Flatten nested attributes into columns and normalize weights into consistent kg values.

Input

{
"products": [
{
"id": "A1",
"title": "Laptop",
"attributes": { "color": "Space Gray", "size": "13-inch" },
"weight": "1.4 kg"
},
{
"id": "B2",
"title": "Phone",
"attributes": { "color": "Black", "size": "6.1-inch" },
"weight": "173 g"
}
]
}

JSONata

products.{
"id": id,
"name": title,
"color": attributes.color,
"size": attributes.size,
"weight_kg": $number(
$contains(weight, "kg") ? $replace(weight, /[^0-9.]/, "") :
$contains(weight, "g") ? ($replace(weight, /[^0-9.]/, "") / 1000) :
""
)
}
Copy-paste prompt for AI to get this JSONata

Write a JSONata expression that uses the products array and returns an array of objects with exactly these fields: id, name (rename title to name), color (from attributes.color), size (from attributes.size), and weight_kg as a number. Normalize weight strings like "1.4 kg" or "173 g" into kilograms.

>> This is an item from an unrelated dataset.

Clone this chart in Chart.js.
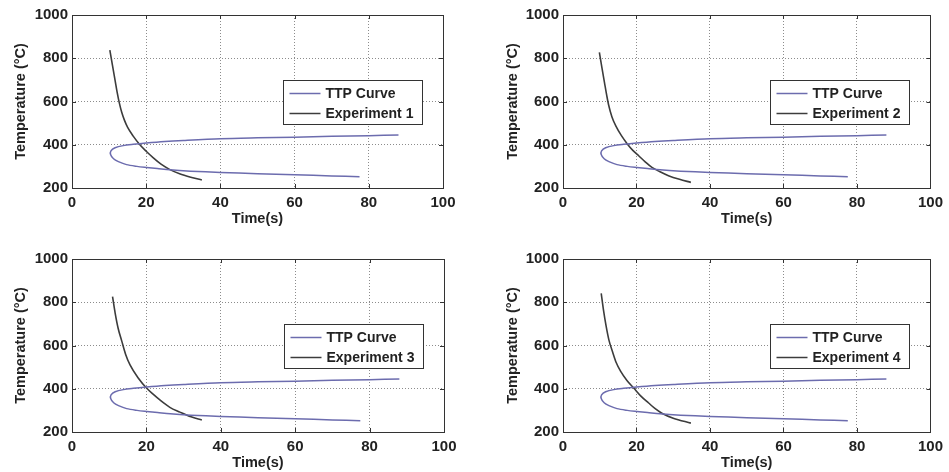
<!DOCTYPE html>
<html>
<head>
<meta charset="utf-8">
<script src="https://cdn.jsdelivr.net/npm/chart.js@4/dist/chart.umd.min.js"></script>
<style>
  html, body { margin: 0; padding: 0; background: #fff; }
  body { width: 949px; height: 472px; position: relative; overflow: hidden; }
  canvas { position: absolute; }
</style>
</head>
<body>
<canvas id="c1" width="470" height="236" style="left:0;top:0"></canvas>
<canvas id="c2" width="479" height="236" style="left:470px;top:0"></canvas>
<canvas id="c3" width="470" height="236" style="left:0;top:236px"></canvas>
<canvas id="c4" width="479" height="236" style="left:470px;top:236px"></canvas>
<script>
// tick labels
const xTicks = [0, 20, 40, 60, 80, 100];
const yTicks = [200, 400, 600, 800, 1000];

// TTP curve (same in every panel), traced from the upper tail round the nose to the lower tail
const ttpTime = [88, 80, 70, 60, 50, 40, 30, 25, 20, 16.5, 13.8, 11.6, 10.5, 10.4, 11.2, 12.5, 14.7, 17.5, 20.1, 23, 26.4, 32, 40, 50, 60, 70, 77.5];
const ttpTemp = [445, 442, 439, 435, 432, 428, 420, 415, 408, 402, 396, 386, 372, 355, 335, 322, 308, 300, 295, 290, 284, 278, 272, 266, 261, 256, 252];

// cooling curves of the four experiments
const exp1Time = [10.2, 10.9, 11.6, 12.2, 12.8, 13.4, 14.1, 15, 16.5, 18.3, 20, 22, 24, 26.4, 29, 32, 35];
const exp1Temp = [838, 768, 699, 640, 590, 550, 515, 480, 440, 400, 370, 338, 310, 285, 266, 250, 237];
const exp2Time = [9.9, 10.6, 11.3, 11.9, 12.4, 13.3, 14.4, 15.9, 17.5, 19, 20.6, 22.3, 24.2, 26.4, 28.7, 31.7, 34.8];
const exp2Temp = [827, 755, 686, 628, 585, 530, 486, 442, 404, 374, 349, 322, 295, 275, 257, 240, 226];
const exp3Time = [10.9, 11.6, 12.4, 13.4, 14.4, 15.6, 17.8, 20.1, 21.8, 23.7, 26.3, 29, 32, 34.9];
const exp3Temp = [826, 750, 680, 619, 560, 510, 450, 402, 375, 347, 314, 292, 270, 255];
const exp4Time = [10.4, 11, 11.7, 12.5, 13.5, 14.5, 15.7, 17.4, 19.3, 21.2, 23.3, 25, 26.9, 30, 34.8];
const exp4Temp = [841, 766, 693, 625, 570, 520, 480, 438, 402, 366, 334, 309, 287, 264, 241];

const expLabels = ['Experiment 1', 'Experiment 2', 'Experiment 3', 'Experiment 4'];
const expTimes = [exp1Time, exp2Time, exp3Time, exp4Time];
const expTemps = [exp1Temp, exp2Temp, exp3Temp, exp4Temp];

const FONT = "'Liberation Sans', Arial, sans-serif";
const TTP_COLOR = '#6c6cae';
const EXP_COLOR = '#3c3c3c';

const toPoints = (xs, ys) => xs.map((x, i) => ({ x, y: ys[i] }));

// box round the axes, inward tick marks and the legend, drawn the MATLAB way
const framePlugin = {
  id: 'frame',
  afterDraw(chart) {
    const { ctx, chartArea: a, scales: { x, y } } = chart;
    ctx.save();
    ctx.strokeStyle = '#333';
    ctx.lineWidth = 1;
    ctx.beginPath();
    xTicks.forEach(v => {
      const px = Math.round(x.getPixelForValue(v)) + 0.5;
      ctx.moveTo(px, a.bottom); ctx.lineTo(px, a.bottom - 4);
      ctx.moveTo(px, a.top); ctx.lineTo(px, a.top + 4);
    });
    yTicks.forEach(v => {
      const py = Math.round(y.getPixelForValue(v)) + 0.5;
      ctx.moveTo(a.left, py); ctx.lineTo(a.left + 4, py);
      ctx.moveTo(a.right, py); ctx.lineTo(a.right - 4, py);
    });
    ctx.stroke();
    ctx.strokeRect(Math.round(a.left) + 0.5, Math.round(a.top) + 0.5,
      Math.round(a.right - a.left), Math.round(a.bottom - a.top));

    // legend
    const bw = 139, bh = 44;
    const bx = Math.round(a.right - 21 - bw) + 0.5;
    const by = Math.round(a.top + 65) + 0.5;
    ctx.fillStyle = '#fff';
    ctx.fillRect(bx, by, bw, bh);
    ctx.strokeStyle = '#333';
    ctx.strokeRect(bx, by, bw, bh);
    ctx.font = 'bold 14px ' + FONT;
    ctx.textBaseline = 'middle';
    ctx.textAlign = 'left';
    chart.data.datasets.forEach((ds, i) => {
      const ly = by + 13 + i * 20;
      ctx.strokeStyle = ds.borderColor;
      ctx.lineWidth = 1.5;
      ctx.beginPath();
      ctx.moveTo(bx + 6, ly); ctx.lineTo(bx + 37, ly);
      ctx.stroke();
      ctx.fillStyle = '#222';
      ctx.fillText(ds.label, bx + 42, ly + 1);
    });
    ctx.restore();
  }
};

function makeChart(id, idx, yWidth, xHeight, padTop, padRight, yTitlePad, xTitlePad) {
  const ctx = document.getElementById(id).getContext('2d');
  return new Chart(ctx, {
    type: 'scatter',
    data: {
      datasets: [
        {
          label: 'TTP Curve',
          data: toPoints(ttpTime, ttpTemp),
          showLine: true,
          borderColor: TTP_COLOR,
          borderWidth: 1.5,
          pointRadius: 0,
          tension: 0.3,
        },
        {
          label: expLabels[idx],
          data: toPoints(expTimes[idx], expTemps[idx]),
          showLine: true,
          borderColor: EXP_COLOR,
          borderWidth: 1.6,
          pointRadius: 0,
          cubicInterpolationMode: 'monotone',
        }
      ]
    },
    options: {
      responsive: false,
      animation: false,
      devicePixelRatio: 1,
      layout: { padding: { top: padTop, right: padRight, left: 0, bottom: 0 } },
      plugins: { legend: { display: false }, tooltip: { enabled: false } },
      scales: {
        x: {
          type: 'linear',
          min: 0, max: 100,
          afterBuildTicks: s => { s.ticks = xTicks.map(v => ({ value: v })); },
          afterFit: s => { s.height = xHeight; },
          grid: { color: '#8c8c8c', lineWidth: 1, drawTicks: false },
          border: { display: false, dash: [1, 2] },
          ticks: { color: '#222', padding: 6, maxRotation: 0, callback: v => String(v), font: { family: FONT, size: 15, weight: 'bold' } },
          title: { display: true, text: 'Time(s)', color: '#222', padding: { top: 0, bottom: xTitlePad }, font: { family: FONT, size: 14.5, weight: 'bold' } }
        },
        y: {
          type: 'linear',
          min: 200, max: 1000,
          afterBuildTicks: s => { s.ticks = yTicks.map(v => ({ value: v })); },
          afterFit: s => { s.width = yWidth; },
          grid: { color: '#8c8c8c', lineWidth: 1, drawTicks: false },
          border: { display: false, dash: [1, 2] },
          ticks: { color: '#222', padding: 4, callback: v => String(v), font: { family: FONT, size: 15, weight: 'bold' } },
          title: { display: true, text: 'Temperature (°C)', color: '#222', padding: { top: yTitlePad, bottom: 0 }, font: { family: FONT, size: 14.5, weight: 'bold' } }
        }
      }
    },
    plugins: [framePlugin]
  });
}

makeChart('c1', 0, 72, 48, 15, 27, 12.5, 8.6);
makeChart('c2', 1, 93, 48, 15, 13, 34.5, 8.6);
makeChart('c3', 2, 72, 40, 23, 26, 12.5, 0);
makeChart('c4', 3, 93, 40, 23, 13, 34.5, 0);
</script>
</body>
</html>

JSON: <PASTE YOUR PRODUCTS JSON HERE>

Output

[
{
"id": "A1",
"name": "Laptop",
"color": "Space Gray",
"size": "13-inch",
"weight_kg": 1.4
},
{
"id": "B2",
"name": "Phone",
"color": "Black",
"size": "6.1-inch",
"weight_kg": 0.173
}
]

Example 5: Convert epoch timestamps to ISO strings for Notion Date

APIs often send timestamps as milliseconds since 1970. This converts them into Notion-friendly date strings.

Input

{
"events": [
{ "id": 1, "created_ms": 1723200000000 },
{ "id": 2, "created_ms": 1725888400000 }
]
}

JSONata

events.{
"id": id,
"created_at": $fromMillis(created_ms, "[Y0001]-[M01]-[D01]T[H01]:[m01]:[s01]Z")
}
Copy-paste prompt for AI to get this JSONata

Write a JSONata expression that uses the events array and returns an array of objects with id and created_at, where created_at is created_ms converted from epoch milliseconds to an ISO 8601 string ending with Z.

JSON: <PASTE YOUR EVENTS JSON HERE>

Output

[
{ "id": 1, "created_at": "2024-08-09T00:00:00Z" },
{ "id": 2, "created_at": "2024-09-09T09:26:40Z" }
]

Example 6: Keep a stable schema (defaults for missing fields)

Ensures every row has the same set of fields, even if the API is missing some values.

Input

{
"contacts": [
{ "id": 1, "name": "Alice", "email": "[email protected]" },
{ "id": 2, "name": "Bob" }
]
}

JSONata

contacts.{
"id": id,
"name": name,
"email": email ? email : ""
}
Copy-paste prompt for AI to get this JSONata

Write a JSONata expression that uses the contacts array and returns an array of objects with exactly these fields: id, name, email. If email is missing, set it to an empty string.

JSON: <PASTE YOUR CONTACTS JSON HERE>

Output

[
{ "id": 1, "name": "Alice", "email": "[email protected]" },
{ "id": 2, "name": "Bob", "email": "" }
]

Summary

JSONata goes beyond simple extraction. It enables you to calculate, reshape, and enrich your data before sending it into Notion, making your workflows more powerful and automated.